YOUR INSTRUCTIONS
Each line from the line with "Generate a component" to the line with "const INK = '#141414';", inclusive, is to be repeated exactly; no other line and no picture belongs in the copy.

PROVIDED MATERIAL
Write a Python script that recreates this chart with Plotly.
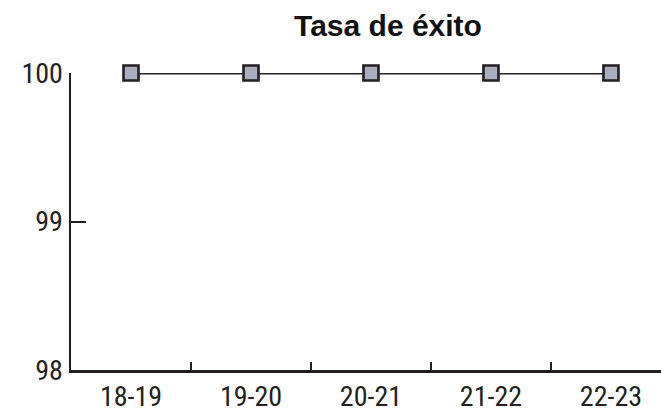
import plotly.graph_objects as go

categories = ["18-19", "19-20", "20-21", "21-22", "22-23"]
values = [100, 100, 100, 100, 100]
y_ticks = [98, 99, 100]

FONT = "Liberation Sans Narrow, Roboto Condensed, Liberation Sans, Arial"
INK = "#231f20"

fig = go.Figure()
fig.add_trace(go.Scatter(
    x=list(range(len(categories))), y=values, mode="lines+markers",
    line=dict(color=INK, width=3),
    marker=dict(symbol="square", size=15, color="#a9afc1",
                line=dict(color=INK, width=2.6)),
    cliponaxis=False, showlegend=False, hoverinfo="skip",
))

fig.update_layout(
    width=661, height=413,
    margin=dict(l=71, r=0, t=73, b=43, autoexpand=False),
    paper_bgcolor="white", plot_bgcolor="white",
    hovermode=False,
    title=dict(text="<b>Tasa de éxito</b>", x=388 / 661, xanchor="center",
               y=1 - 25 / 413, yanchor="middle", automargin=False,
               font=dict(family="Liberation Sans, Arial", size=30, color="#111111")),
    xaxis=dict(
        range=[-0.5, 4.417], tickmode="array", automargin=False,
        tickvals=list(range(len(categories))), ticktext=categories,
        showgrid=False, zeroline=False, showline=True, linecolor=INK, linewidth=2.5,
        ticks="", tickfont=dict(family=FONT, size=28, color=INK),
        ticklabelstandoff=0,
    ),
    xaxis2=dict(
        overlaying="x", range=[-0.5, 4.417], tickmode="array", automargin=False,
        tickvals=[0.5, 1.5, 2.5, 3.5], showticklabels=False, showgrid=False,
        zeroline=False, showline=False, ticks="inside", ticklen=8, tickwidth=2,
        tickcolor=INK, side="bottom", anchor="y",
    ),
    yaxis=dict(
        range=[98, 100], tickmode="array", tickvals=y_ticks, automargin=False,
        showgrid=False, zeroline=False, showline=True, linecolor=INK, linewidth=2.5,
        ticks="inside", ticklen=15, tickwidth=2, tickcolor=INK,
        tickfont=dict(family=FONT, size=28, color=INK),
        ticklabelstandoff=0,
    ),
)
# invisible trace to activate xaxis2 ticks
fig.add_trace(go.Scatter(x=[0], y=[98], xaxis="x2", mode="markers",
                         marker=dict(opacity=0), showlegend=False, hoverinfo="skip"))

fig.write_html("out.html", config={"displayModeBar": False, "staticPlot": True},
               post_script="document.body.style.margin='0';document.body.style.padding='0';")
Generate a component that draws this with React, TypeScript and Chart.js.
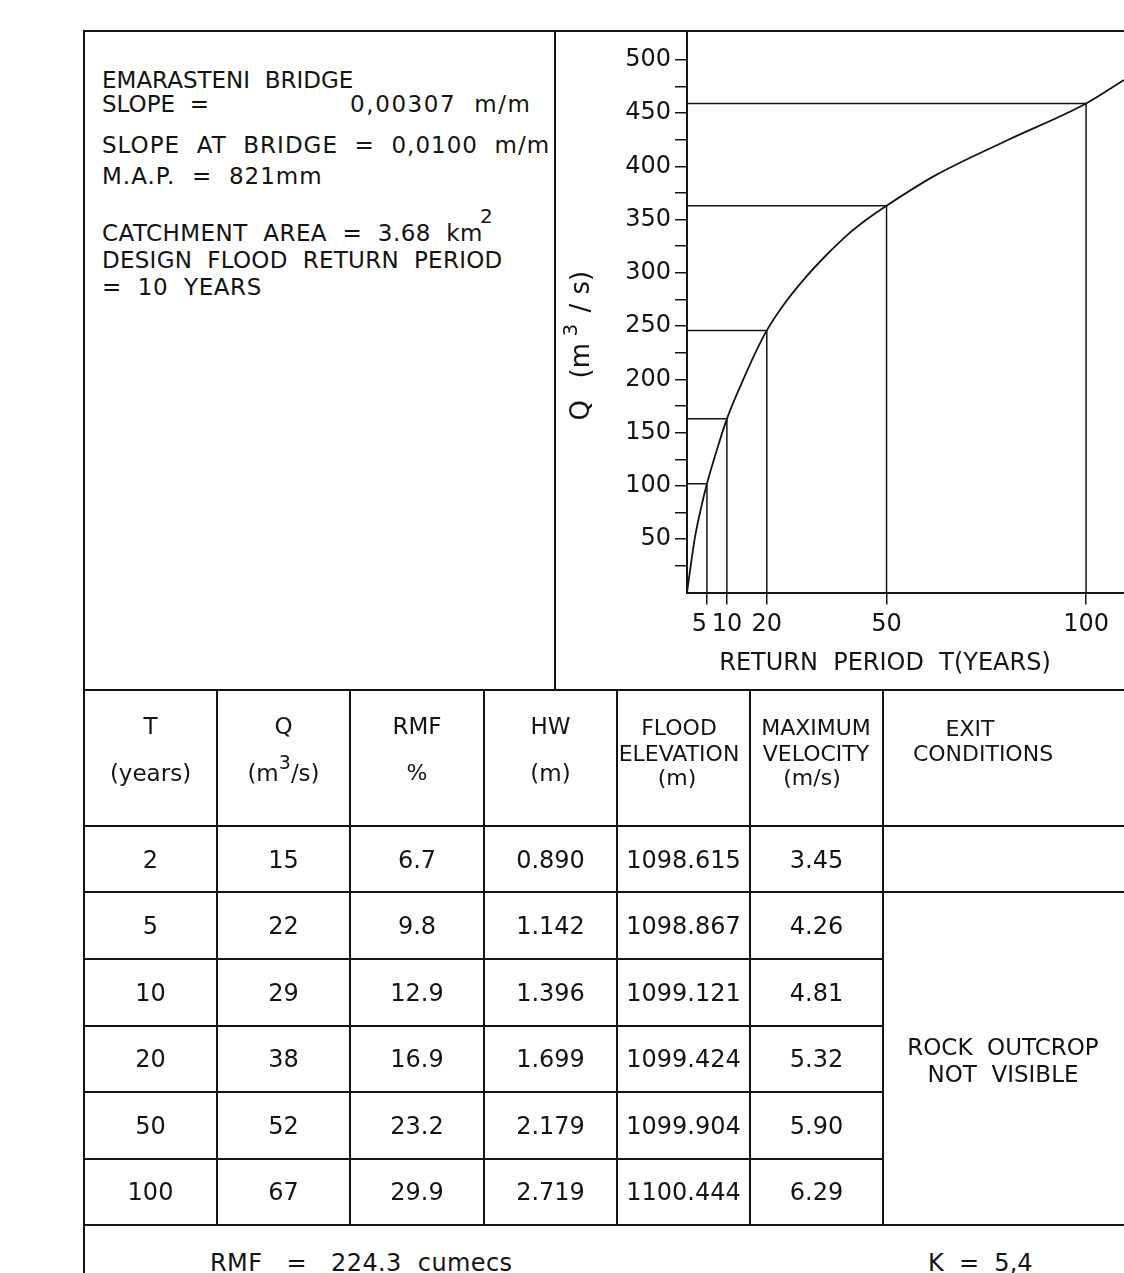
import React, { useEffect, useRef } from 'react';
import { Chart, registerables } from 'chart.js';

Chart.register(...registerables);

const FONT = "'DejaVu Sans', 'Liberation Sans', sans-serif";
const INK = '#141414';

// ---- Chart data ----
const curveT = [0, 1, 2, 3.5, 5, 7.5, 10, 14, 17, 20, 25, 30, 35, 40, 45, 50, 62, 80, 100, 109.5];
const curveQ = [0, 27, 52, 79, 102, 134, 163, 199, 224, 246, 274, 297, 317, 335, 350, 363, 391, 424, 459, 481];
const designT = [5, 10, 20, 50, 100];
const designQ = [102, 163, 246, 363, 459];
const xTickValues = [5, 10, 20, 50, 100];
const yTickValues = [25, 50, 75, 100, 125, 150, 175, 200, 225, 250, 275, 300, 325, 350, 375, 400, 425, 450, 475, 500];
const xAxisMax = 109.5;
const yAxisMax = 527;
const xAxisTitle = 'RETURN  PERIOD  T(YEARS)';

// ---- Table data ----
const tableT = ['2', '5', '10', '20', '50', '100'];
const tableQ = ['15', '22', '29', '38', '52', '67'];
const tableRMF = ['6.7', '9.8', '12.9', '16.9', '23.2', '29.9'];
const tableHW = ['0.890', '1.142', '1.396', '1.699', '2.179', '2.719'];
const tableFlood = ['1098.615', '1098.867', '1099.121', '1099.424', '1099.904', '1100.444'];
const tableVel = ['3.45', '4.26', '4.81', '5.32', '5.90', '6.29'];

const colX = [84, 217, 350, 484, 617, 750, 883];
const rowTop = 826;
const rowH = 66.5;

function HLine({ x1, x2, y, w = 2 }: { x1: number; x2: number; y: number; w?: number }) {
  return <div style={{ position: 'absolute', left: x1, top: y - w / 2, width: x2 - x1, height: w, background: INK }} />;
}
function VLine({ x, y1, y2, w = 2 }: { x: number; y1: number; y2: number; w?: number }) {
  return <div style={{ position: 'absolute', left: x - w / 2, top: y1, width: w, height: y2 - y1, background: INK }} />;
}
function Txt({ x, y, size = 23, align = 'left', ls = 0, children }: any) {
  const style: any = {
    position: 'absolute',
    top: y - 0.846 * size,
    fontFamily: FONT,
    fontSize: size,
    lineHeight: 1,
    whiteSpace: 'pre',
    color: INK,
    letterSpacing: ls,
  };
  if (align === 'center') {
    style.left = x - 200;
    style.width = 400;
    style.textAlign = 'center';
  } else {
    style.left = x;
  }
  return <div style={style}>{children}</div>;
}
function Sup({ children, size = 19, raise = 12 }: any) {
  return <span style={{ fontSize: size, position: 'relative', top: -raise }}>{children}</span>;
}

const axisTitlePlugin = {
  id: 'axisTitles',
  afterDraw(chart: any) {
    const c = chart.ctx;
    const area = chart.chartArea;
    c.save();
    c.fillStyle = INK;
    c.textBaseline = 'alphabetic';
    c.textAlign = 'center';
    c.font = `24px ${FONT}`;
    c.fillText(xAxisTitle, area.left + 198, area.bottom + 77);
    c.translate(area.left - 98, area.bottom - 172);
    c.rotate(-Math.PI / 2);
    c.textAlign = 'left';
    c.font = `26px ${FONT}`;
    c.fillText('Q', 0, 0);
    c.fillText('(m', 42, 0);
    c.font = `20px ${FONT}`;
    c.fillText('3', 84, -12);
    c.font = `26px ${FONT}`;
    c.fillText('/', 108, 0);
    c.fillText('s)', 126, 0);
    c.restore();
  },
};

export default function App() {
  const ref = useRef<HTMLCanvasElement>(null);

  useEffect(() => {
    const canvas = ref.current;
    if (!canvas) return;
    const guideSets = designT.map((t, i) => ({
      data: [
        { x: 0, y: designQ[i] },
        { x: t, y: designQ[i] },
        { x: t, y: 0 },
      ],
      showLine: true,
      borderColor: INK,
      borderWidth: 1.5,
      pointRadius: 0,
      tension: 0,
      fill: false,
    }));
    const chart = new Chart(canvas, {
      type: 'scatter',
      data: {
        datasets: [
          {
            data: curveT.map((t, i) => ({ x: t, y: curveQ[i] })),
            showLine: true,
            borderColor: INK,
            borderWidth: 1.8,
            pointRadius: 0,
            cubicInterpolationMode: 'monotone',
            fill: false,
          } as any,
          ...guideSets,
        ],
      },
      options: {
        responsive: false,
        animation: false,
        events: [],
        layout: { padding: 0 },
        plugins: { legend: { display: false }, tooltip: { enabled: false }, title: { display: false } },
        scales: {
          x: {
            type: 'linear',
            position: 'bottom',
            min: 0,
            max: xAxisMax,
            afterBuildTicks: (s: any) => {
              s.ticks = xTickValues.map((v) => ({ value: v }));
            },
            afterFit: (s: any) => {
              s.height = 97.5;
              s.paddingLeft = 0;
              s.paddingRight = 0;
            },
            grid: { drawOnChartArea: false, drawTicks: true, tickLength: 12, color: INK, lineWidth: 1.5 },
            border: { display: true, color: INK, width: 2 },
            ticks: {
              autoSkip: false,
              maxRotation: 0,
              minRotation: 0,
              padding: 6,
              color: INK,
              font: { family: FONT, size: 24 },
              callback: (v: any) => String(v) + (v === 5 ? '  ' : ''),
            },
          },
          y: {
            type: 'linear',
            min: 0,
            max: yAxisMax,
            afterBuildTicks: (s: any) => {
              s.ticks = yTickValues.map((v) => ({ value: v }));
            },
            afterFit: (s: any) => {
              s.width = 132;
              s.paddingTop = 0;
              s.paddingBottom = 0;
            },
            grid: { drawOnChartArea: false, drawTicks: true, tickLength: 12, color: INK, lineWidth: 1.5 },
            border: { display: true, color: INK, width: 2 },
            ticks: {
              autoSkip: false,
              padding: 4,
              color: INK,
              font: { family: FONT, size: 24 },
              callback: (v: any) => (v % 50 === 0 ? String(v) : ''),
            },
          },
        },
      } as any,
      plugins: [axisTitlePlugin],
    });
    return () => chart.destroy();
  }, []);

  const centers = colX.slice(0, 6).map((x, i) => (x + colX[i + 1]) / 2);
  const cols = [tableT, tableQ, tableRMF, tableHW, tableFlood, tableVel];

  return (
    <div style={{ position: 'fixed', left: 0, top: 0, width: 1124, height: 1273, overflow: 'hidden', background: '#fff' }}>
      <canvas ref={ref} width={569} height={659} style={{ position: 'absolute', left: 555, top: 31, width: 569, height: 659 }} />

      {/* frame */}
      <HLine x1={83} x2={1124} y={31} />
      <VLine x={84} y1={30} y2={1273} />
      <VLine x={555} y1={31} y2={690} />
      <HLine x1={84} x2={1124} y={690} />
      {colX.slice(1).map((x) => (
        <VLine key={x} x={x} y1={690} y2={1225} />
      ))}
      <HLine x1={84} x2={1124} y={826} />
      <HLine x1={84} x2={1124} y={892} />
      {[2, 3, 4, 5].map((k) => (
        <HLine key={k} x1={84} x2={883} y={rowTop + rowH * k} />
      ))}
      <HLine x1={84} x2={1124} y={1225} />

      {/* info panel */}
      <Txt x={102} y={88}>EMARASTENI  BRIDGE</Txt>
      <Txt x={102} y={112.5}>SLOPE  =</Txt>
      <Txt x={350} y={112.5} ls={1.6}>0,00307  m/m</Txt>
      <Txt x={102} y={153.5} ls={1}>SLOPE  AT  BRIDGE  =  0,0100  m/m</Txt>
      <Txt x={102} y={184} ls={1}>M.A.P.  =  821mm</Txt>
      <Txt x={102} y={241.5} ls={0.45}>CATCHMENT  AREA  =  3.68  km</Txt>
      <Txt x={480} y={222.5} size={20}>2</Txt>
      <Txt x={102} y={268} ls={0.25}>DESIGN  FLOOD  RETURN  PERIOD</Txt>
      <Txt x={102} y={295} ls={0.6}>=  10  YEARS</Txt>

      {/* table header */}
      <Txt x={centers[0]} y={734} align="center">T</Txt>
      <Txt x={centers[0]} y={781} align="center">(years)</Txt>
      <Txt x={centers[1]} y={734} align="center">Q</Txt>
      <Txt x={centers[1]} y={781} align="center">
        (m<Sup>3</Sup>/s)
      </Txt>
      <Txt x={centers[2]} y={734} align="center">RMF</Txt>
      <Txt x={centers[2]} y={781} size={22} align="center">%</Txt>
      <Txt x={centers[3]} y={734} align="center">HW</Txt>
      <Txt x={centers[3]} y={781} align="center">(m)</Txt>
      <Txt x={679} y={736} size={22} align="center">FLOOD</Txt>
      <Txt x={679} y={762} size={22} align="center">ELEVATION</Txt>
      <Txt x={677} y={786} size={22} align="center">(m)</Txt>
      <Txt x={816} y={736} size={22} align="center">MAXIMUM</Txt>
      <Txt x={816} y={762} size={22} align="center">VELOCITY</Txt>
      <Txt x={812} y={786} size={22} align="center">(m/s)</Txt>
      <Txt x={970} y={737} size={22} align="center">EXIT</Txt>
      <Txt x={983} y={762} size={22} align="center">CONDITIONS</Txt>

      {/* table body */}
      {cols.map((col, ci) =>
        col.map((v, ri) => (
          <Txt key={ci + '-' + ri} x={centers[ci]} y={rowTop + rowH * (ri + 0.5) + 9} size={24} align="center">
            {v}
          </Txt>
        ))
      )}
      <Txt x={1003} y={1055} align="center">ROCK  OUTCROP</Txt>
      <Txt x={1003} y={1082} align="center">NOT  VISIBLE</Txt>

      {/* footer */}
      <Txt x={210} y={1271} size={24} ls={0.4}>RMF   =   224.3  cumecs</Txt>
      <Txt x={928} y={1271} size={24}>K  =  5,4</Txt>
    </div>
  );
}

ANSWER
Generate a component that draws this with React, TypeScript and Chart.js.
import React, { useEffect, useRef } from 'react';
import { Chart, registerables } from 'chart.js';

Chart.register(...registerables);

const FONT = "'DejaVu Sans', 'Liberation Sans', sans-serif";
const INK = '#141414';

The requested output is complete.